Ursula Seiler-Schopp, Michael Rudolf
Rz. 32
Diejenigen Umstände, welche zur Anfechtung berechtigen, brauchen nicht vom Willen des Erblassers unabhängig zu sein. Diese können vielmehr auch von dessen Willen herbeigeführt worden sein. Die Rspr. hat dies anerkannt. Dies ergibt sich schon aus der Regelung des § 2079 BGB. Durch Adoption oder Wiederheirat kann der Erblasser auch dort einen Anfechtungsgrund schaffen.
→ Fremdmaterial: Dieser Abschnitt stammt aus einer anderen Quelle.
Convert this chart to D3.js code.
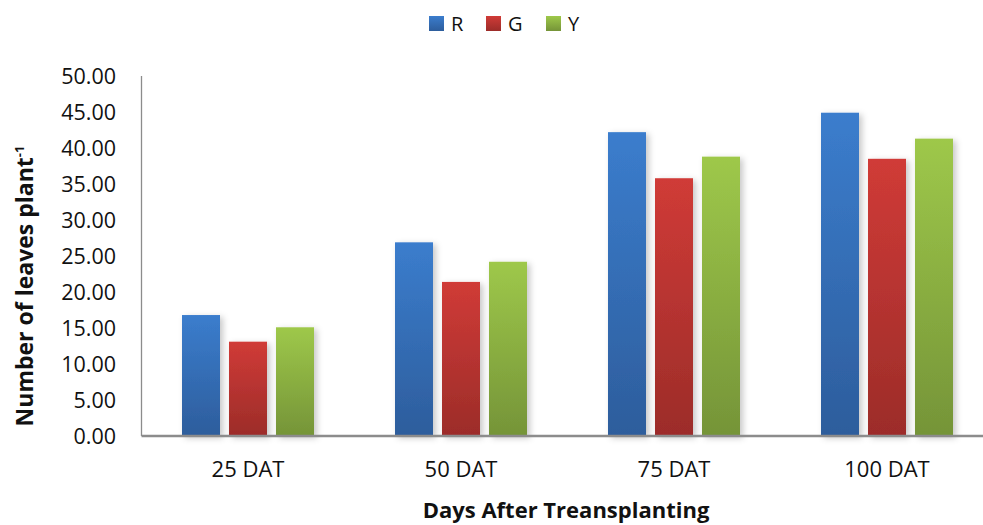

Wenn im Rahmen des § 2079 BGB vom Erblasser willentlich gesetzte Umstände zur Anfechtung berechtigen, besteht kein Anlass, eine Anfechtung i.R.d. § 2078 BGB aus Gründen, die der Erblasser selbst herbeigeführt hat, nicht zuzulassen.
Rz. 33
Die Grenze, dass die zur Anfechtung berechtigenden Umstände vom Willen des Erblassers herbeigeführt werden können, liegt nach h.M. im Grundsatz von Treu und Glauben. Umstände, die der Erblasser unter Verstoß gegen die Grundsätze von Treu und Glauben herbeigeführt hat, sollen danach nicht zur Anfechtung berechtigen. Daneben ist die Erheblichkeit der Fehlvorstellung streng zu prüfen. Nach a.A. gilt diese Einschränkung jedoch nur bei bindend gewordenen Verfügungen von Todes wegen. Dies wird damit begründet, dass der Erblasser sonst auch nicht durch § 242 BGB gehindert sei, seine Verfügungen zu widerrufen. Nach weiterer Ansicht soll der Arglisteinwand gegen den Anfechtenden aber in jedem Falle zulässig sein.
Rz. 34
Der erstgenannten Ansicht, wonach die Grundsätze von Treu und Glauben in jedem Falle zu berücksichtigen sind, ist zu folgen. Es ist ein erheblicher Unterschied, ob der Erblasser selbst einen Widerruf seiner letztwilligen Verfügung erklärt und er hierdurch die Möglichkeit hat, neu zu testieren, oder ob eine letztwillige Verfügung durch andere nach dem Tod des Erblassers beseitigt wird. Verhält sich bspw. ein Erblasser derart bösartig, dass der künftige Erbe sich revanchiert hat, dann scheidet eine Anfechtung wegen Irrtums über das künftige Wohlverhalten aus, da der Erblasser mit einer derartigen Reaktion rechnen musste.